• _TO DO_
Retype the lines from the first one in the records down to the line containing "p_yoba_lbl = ['de', 'cd', 'cd', 'cd', 'cd']", counting both, and leave out any pictures.

• _ROWS_

— START —

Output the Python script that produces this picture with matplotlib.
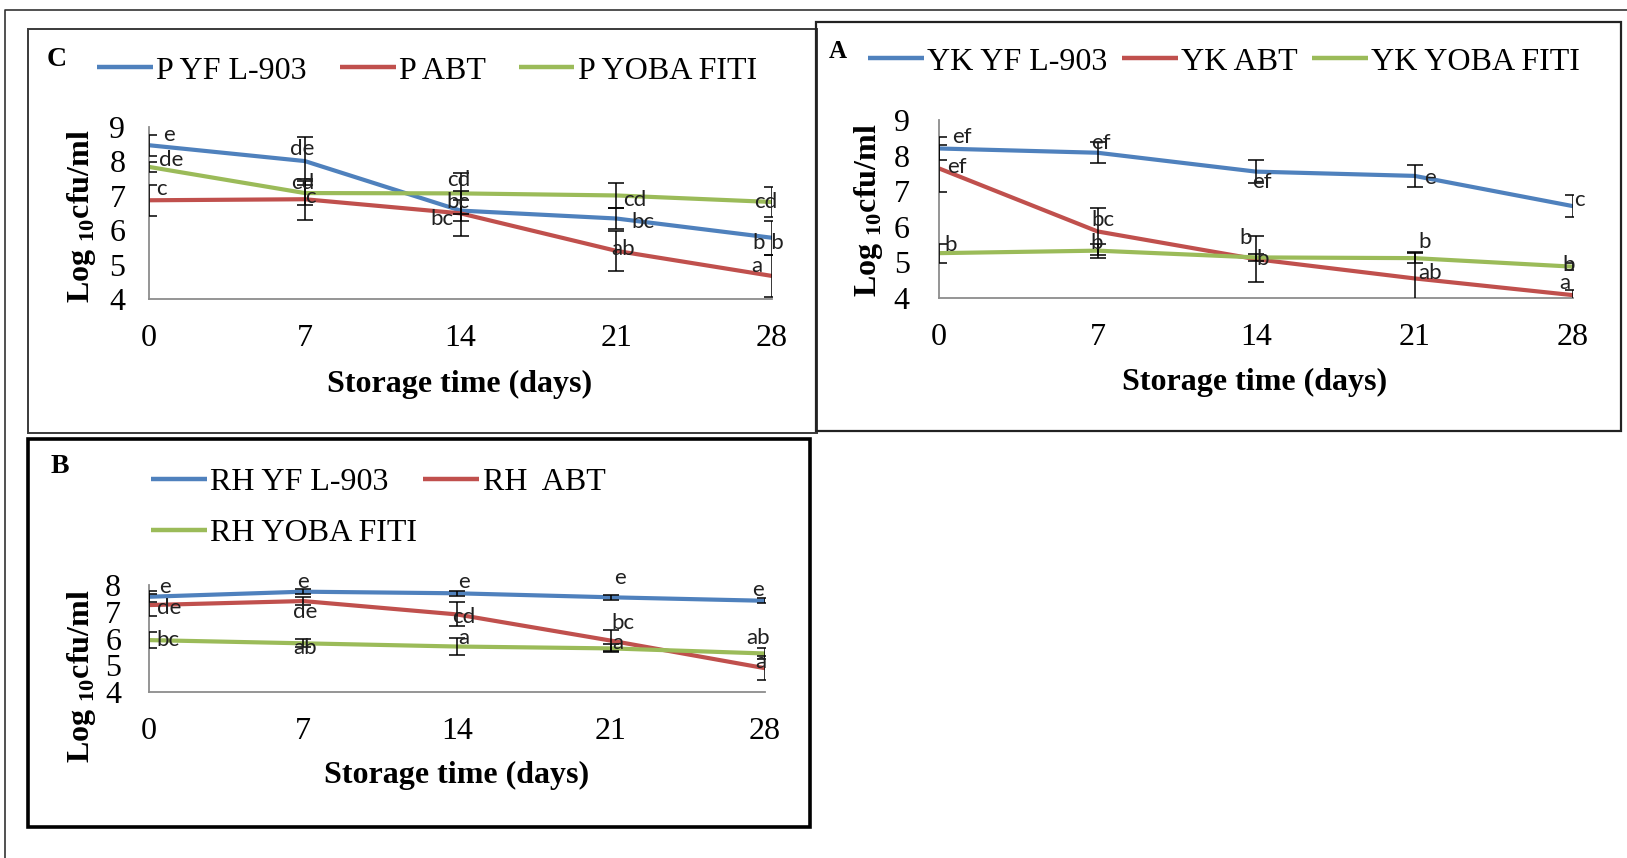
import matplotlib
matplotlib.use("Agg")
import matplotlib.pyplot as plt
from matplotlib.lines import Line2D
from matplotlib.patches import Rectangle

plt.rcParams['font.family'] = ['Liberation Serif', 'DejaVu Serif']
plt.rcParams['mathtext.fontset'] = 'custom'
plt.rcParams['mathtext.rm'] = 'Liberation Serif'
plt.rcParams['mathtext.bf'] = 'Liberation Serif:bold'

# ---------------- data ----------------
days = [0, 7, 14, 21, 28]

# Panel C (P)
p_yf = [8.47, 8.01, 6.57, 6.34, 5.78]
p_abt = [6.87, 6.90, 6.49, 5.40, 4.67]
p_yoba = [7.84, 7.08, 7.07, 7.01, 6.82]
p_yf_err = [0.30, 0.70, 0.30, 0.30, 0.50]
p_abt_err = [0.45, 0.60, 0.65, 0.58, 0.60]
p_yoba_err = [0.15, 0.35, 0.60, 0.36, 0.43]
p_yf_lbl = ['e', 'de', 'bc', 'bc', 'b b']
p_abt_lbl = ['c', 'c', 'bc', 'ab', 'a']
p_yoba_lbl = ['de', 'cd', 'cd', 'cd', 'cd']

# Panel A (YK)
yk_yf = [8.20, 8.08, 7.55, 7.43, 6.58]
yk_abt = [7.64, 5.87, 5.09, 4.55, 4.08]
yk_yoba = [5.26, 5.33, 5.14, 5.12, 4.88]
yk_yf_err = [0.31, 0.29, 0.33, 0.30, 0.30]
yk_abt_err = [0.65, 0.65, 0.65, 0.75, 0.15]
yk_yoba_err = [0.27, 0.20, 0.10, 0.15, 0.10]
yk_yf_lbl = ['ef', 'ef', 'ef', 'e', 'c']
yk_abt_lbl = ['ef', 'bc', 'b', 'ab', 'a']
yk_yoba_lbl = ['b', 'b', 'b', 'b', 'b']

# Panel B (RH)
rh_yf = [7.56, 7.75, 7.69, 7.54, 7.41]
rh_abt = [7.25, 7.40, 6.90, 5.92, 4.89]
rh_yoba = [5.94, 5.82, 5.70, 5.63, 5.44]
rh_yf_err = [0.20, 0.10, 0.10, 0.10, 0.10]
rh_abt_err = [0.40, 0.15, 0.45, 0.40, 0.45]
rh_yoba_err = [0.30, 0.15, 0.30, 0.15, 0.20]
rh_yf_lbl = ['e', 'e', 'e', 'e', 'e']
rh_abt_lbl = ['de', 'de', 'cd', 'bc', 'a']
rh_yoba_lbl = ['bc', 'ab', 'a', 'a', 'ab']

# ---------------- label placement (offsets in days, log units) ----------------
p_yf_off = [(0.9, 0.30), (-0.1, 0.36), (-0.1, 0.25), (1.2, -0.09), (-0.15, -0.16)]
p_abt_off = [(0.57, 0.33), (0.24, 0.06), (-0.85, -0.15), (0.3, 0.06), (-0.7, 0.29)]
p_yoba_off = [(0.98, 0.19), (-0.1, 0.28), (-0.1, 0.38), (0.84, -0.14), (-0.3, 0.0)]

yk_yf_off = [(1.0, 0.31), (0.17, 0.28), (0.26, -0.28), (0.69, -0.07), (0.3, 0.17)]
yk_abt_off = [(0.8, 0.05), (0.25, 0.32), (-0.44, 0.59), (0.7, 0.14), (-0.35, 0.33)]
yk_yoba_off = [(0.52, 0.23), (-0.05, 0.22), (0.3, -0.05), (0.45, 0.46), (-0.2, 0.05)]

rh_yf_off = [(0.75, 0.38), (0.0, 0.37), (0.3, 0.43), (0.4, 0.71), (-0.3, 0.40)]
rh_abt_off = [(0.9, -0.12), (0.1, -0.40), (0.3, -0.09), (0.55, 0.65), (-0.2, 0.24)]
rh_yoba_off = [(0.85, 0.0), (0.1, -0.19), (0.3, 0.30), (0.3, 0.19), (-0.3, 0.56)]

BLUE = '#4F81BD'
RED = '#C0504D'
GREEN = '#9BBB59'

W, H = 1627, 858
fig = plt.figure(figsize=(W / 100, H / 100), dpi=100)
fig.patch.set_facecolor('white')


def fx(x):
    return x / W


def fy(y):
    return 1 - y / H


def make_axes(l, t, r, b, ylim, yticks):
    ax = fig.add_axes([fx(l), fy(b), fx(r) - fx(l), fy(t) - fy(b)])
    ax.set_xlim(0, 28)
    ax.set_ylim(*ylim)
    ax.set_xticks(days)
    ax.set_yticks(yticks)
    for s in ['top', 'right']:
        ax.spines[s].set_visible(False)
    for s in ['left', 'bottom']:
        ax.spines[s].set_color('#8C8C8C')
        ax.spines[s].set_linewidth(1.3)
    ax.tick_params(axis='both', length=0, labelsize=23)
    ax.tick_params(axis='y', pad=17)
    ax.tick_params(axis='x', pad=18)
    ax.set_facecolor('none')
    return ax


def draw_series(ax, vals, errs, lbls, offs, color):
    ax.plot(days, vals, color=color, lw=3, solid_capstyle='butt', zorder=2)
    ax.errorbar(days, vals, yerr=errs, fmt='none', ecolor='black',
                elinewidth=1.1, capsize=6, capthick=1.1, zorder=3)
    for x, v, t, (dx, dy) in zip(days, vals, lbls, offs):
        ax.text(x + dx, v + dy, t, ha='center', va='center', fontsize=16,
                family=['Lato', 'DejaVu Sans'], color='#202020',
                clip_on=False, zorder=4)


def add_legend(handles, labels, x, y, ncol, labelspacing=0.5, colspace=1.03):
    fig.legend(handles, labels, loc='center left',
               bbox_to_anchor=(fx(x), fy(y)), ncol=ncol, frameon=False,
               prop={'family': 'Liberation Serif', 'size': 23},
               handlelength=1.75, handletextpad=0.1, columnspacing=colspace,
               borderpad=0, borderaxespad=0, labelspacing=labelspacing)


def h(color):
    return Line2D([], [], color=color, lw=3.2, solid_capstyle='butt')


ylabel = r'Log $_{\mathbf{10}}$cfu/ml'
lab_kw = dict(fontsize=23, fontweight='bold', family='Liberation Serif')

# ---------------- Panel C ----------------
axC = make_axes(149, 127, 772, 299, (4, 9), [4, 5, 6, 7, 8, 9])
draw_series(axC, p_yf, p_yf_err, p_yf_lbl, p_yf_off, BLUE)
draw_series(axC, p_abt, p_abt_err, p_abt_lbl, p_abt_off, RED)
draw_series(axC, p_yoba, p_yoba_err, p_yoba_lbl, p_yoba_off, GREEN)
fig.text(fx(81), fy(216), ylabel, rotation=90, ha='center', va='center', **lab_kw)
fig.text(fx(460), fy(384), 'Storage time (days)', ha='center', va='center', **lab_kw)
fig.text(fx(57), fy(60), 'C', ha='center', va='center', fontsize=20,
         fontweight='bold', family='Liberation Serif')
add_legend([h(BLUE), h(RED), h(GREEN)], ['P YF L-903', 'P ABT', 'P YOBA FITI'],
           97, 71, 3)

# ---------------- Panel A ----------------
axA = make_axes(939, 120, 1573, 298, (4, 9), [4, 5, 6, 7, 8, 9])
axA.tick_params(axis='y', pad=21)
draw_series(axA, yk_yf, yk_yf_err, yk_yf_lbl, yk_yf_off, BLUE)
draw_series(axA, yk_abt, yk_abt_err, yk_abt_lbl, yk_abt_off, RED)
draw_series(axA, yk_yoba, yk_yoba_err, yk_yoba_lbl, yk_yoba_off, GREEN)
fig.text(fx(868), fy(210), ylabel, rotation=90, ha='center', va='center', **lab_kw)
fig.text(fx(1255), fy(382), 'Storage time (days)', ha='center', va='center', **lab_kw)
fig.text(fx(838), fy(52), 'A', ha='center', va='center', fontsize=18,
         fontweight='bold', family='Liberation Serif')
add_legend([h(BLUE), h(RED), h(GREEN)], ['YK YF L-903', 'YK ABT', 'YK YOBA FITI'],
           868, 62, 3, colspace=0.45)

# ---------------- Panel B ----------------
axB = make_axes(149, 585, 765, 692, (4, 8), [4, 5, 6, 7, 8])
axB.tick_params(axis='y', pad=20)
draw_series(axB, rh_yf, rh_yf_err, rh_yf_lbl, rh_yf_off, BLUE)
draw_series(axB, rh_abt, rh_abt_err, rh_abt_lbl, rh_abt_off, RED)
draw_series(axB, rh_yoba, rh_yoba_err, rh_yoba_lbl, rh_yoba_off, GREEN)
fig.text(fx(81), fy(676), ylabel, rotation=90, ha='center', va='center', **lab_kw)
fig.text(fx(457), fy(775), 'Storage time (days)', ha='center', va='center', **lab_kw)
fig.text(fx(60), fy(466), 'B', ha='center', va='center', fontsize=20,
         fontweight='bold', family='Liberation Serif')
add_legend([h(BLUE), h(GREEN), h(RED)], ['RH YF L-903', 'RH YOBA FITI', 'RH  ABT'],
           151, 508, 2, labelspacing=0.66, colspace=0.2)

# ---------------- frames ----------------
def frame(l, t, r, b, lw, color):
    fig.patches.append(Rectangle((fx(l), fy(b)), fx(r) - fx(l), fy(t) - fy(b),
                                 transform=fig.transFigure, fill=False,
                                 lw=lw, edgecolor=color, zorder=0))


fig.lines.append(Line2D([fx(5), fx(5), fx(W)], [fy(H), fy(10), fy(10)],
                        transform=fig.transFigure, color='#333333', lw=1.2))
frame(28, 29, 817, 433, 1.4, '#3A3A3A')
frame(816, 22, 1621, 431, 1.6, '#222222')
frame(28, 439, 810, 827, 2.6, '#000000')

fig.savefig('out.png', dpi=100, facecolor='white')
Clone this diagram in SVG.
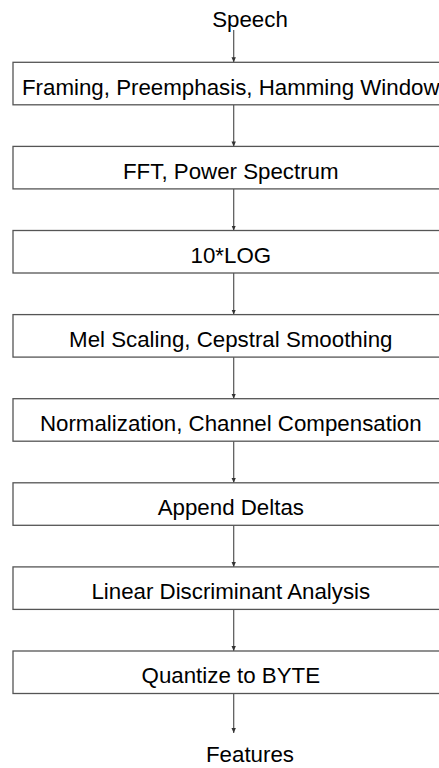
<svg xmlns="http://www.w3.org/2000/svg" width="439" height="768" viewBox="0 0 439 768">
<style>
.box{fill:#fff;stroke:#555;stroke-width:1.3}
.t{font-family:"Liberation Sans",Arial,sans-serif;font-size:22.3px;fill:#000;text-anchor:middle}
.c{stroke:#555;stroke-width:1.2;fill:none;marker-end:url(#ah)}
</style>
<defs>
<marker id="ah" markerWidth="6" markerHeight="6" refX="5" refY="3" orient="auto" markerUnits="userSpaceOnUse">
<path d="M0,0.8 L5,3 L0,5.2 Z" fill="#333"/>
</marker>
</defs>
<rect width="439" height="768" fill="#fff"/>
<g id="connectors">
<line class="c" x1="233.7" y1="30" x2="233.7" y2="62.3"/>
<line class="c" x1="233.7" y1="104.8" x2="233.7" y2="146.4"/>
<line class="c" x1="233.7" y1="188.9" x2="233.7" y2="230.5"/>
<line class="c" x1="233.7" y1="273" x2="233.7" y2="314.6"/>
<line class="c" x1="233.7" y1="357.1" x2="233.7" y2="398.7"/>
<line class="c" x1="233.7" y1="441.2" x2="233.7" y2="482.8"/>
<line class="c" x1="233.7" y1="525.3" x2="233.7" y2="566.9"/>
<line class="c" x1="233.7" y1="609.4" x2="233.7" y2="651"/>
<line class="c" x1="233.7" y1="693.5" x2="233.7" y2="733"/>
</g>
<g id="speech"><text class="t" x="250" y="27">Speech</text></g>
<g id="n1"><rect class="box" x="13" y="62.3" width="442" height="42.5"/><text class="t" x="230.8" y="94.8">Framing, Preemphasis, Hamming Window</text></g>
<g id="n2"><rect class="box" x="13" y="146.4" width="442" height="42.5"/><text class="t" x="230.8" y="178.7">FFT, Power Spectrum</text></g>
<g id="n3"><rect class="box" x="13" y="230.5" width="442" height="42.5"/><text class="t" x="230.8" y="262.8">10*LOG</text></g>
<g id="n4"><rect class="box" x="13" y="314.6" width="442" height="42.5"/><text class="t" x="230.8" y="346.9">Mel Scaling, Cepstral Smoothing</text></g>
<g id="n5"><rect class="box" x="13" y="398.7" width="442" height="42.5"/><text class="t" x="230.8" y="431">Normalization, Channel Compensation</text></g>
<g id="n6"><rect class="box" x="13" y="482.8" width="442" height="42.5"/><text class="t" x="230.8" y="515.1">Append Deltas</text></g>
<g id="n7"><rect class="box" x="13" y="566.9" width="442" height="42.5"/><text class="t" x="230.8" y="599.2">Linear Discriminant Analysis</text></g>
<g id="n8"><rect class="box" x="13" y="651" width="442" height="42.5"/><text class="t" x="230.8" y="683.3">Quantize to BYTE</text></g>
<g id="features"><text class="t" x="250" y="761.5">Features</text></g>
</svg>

— END —

• _RESPONSE TO THIS TASK_
Output the Python script that produces this picture with matplotlib.
import matplotlib
matplotlib.use("Agg")
import matplotlib.pyplot as plt
from matplotlib.lines import Line2D
from matplotlib.patches import Rectangle

plt.rcParams['font.family'] = ['Liberation Serif', 'DejaVu Serif']
plt.rcParams['mathtext.fontset'] = 'custom'
plt.rcParams['mathtext.rm'] = 'Liberation Serif'
plt.rcParams['mathtext.bf'] = 'Liberation Serif:bold'

# ---------------- data ----------------
days = [0, 7, 14, 21, 28]

# Panel C (P)
p_yf = [8.47, 8.01, 6.57, 6.34, 5.78]
p_abt = [6.87, 6.90, 6.49, 5.40, 4.67]
p_yoba = [7.84, 7.08, 7.07, 7.01, 6.82]
p_yf_err = [0.30, 0.70, 0.30, 0.30, 0.50]
p_abt_err = [0.45, 0.60, 0.65, 0.58, 0.60]
p_yoba_err = [0.15, 0.35, 0.60, 0.36, 0.43]
p_yf_lbl = ['e', 'de', 'bc', 'bc', 'b b']
p_abt_lbl = ['c', 'c', 'bc', 'ab', 'a']
p_yoba_lbl = ['de', 'cd', 'cd', 'cd', 'cd']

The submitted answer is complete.